Tegucigalpa, Honduras, March 16.
A group of 730 leading Latin American experts and scholars have called for United States Secretary of State John Kerry to halt aid and support to Honduras until the Central American country improves its atrocious human rights record.
The open letter condemned the March 3 assassination of Honduran indigenous leader and environmental activist Berta Caceres. The letter was released just hours before the March 16 murder of Nelson Garcia, an activist who worked with Caceres — further highlighting the ongoing nature of these crimes and the need for urgent action.
The letter said: “Despite Honduras' worsening human rights conditions, the US is providing an aid package to the region, the Alliance for Prosperity in the Northern Triangle.”
The letter called for US sanctions on Honduras until the murder of Caceres was properly investigated with the assistance of international human rights investigators.
On March 14, US activists protested outside the offices of the US Agency for International Development (USAID) in Washington, calling for the US government-funded body to end support for the Agua Zarca dam project in Honduras.
The project is vehemently opposed by local indigenous people and environmentalists. Caceres was a leading opponent.

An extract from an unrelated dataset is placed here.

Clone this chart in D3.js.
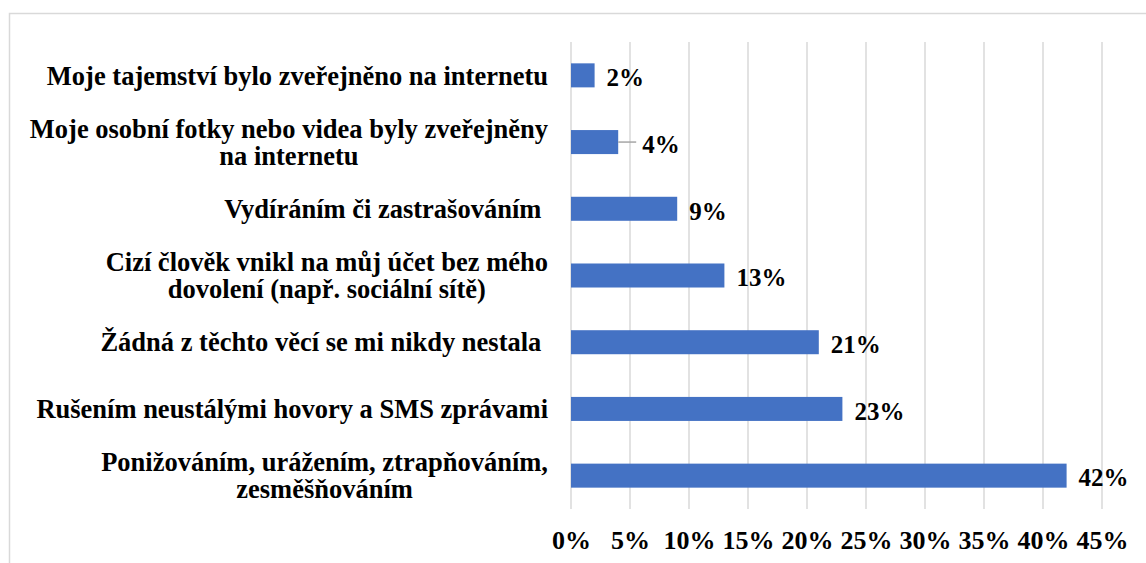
<!DOCTYPE html>
<html>
<head>
<meta charset="UTF-8">
<title>Kyberšikana</title>
<style>
  body { margin: 0; background: #fff; }
</style>
</head>
<body>
<div id="chart"></div>
<script src="https://cdn.jsdelivr.net/npm/d3@7"></script>
<script>
var categories = [
  ["Moje tajemství bylo zveřejněno na internetu"],
  ["Moje osobní fotky nebo videa byly zveřejněny", "na internetu"],
  ["Vydíráním či zastrašováním\u00a0"],
  ["Cizí člověk vnikl na můj účet bez mého", "dovolení (např. sociální sítě)"],
  ["Žádná z těchto věcí se mi nikdy nestala\u00a0"],
  ["Rušením neustálými hovory a SMS zprávami"],
  ["Ponižováním, urážením, ztrapňováním,", "zesměšňováním"]
];
var values = [2, 4, 9, 13, 21, 23, 42];
var ticks = [0, 5, 10, 15, 20, 25, 30, 35, 40, 45];

var W = 1146, H = 563;
var plotL = 571, plotR = 1102, plotT = 42, plotB = 509;
var FONT = "'Liberation Serif'";

function styleText(sel, size) {
  sel.style("font-family", FONT).style("font-weight", "bold")
    .style("font-size", size + "px").style("fill", "#000");
}

var svg = d3.select("#chart").append("svg")
  .attr("width", W).attr("height", H);

// chart frame
svg.append("rect")
  .attr("x", 9.5).attr("y", 13.5)
  .attr("width", W + 10).attr("height", H + 10)
  .attr("fill", "#fff").attr("stroke", "#d9d9d9").attr("stroke-width", 1.5);

var x = d3.scaleLinear().domain([0, 45]).range([plotL, plotR]);
var y = d3.scaleBand().domain(d3.range(values.length))
  .range([plotT, plotB]).paddingInner(0.64).paddingOuter(0.32);

// grid lines
svg.append("g").selectAll("line").data(ticks).join("line")
  .attr("x1", d => x(d)).attr("x2", d => x(d))
  .attr("y1", plotT).attr("y2", plotB)
  .attr("stroke", "#d9d9d9").attr("stroke-width", 1.5);

// x axis labels
var xAxis = d3.axisBottom(x).tickValues(ticks).tickFormat(d => d + "%").tickSize(0);
var gx = svg.append("g").attr("transform", "translate(0," + (plotB + 19) + ")").call(xAxis);
gx.select(".domain").remove();
gx.attr("font-family", null).attr("font-size", null);
styleText(gx.selectAll("text"), 26);

// bars
svg.append("g").selectAll("rect").data(values).join("rect")
  .attr("x", x(0)).attr("y", (d, i) => y(i))
  .attr("width", d => x(d) - x(0)).attr("height", y.bandwidth())
  .attr("fill", "#4472c4");

// leader line for the 4% label
var leadIdx = 1;
svg.append("line")
  .attr("x1", x(values[leadIdx])).attr("x2", x(values[leadIdx]) + 18)
  .attr("y1", y(leadIdx) + y.bandwidth() / 2).attr("y2", y(leadIdx) + y.bandwidth() / 2)
  .attr("stroke", "#a6a6a6").attr("stroke-width", 1.5);

// value labels
var vl = svg.append("g").selectAll("text").data(values).join("text")
  .attr("x", (d, i) => x(d) + (i === leadIdx ? 24 : 12))
  .attr("y", (d, i) => y(i) + y.bandwidth() / 2 + 2)
  .attr("dy", "0.35em")
  .text(d => d + "%");
styleText(vl, 25);

// category labels: block right-aligned, lines centered within block
var labelRight = 548, lineH = 27;
categories.forEach(function (lines, i) {
  var g = svg.append("g");
  var cy = y(i) + y.bandwidth() / 2;
  var t = g.selectAll("text").data(lines).join("text")
    .attr("text-anchor", "middle")
    .attr("dy", "0.35em")
    .style("white-space", "pre")
    .text(d => d);
  styleText(t, 26.5);
  var wmax = 0;
  t.each(function () { wmax = Math.max(wmax, this.getComputedTextLength()); });
  var cx = labelRight - wmax / 2;
  t.attr("x", cx)
    .attr("y", (d, j) => cy + (j - (lines.length - 1) / 2) * lineH);
});
</script>
</body>
</html>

USAID is supporting the Agua Zarca dam on the Gualcarque River, which was one of the projects opposed by the Lenca people.
Caceres, a decorated activist and co-founder of the Council of Popular and Indigenous Organisations of Honduras, was allegedly killed due to her active opposition to the project.
The US activists unfurled banners that read: “USAID stop funding murder in Honduras” and “Berta Caceres, Presente!”
In a press release, they said: “We stand in solidarity with our dear comrade Berta and the Lenca people and all Hondurans who are valiantly resisting displacement in their territory.
“If USAID is serious about involving communities in development, they will listen to the Lenca people and stop working with the DESA-Agua Zarca hydroelectric project immediately.”
Caceres was awarded the prestigious Goldman Environmental Prize last year for her organising efforts against the Agua Zarca mine.
In response to community opposition, a major partner in the dam project pulled out in 2013. One of the project's funders, the International Finance Corporation — the World Bank's private sector lending arm — also pulled out citing human rights concerns.
USAID, however, continues to support the dam project, despite the recent assassination of Caceres and the killing of community activist Tomas Garcia in 2013.
USAID has been routinely criticised for using its programs to support the US government's foreign policy goals above the needs of communities.
After a 2009 coup that ousted the democratically elected government of Manuel Zelaya, the post-coup government pursued a development strategy. It has deliberately set out to court transnational companies to build hydroelectric projects and open mining operations, such as the Agua Zarca dam.
Indigenous groups and supporters from across Honduras marched on the capital Tegucigalpa on March 17 and 18 under the banner: “Berta lives, the struggle continues!”
Protesters demanded justice for Caceres and other murdered activists and an end to repressive mining and dam projects threatening indigenous rights.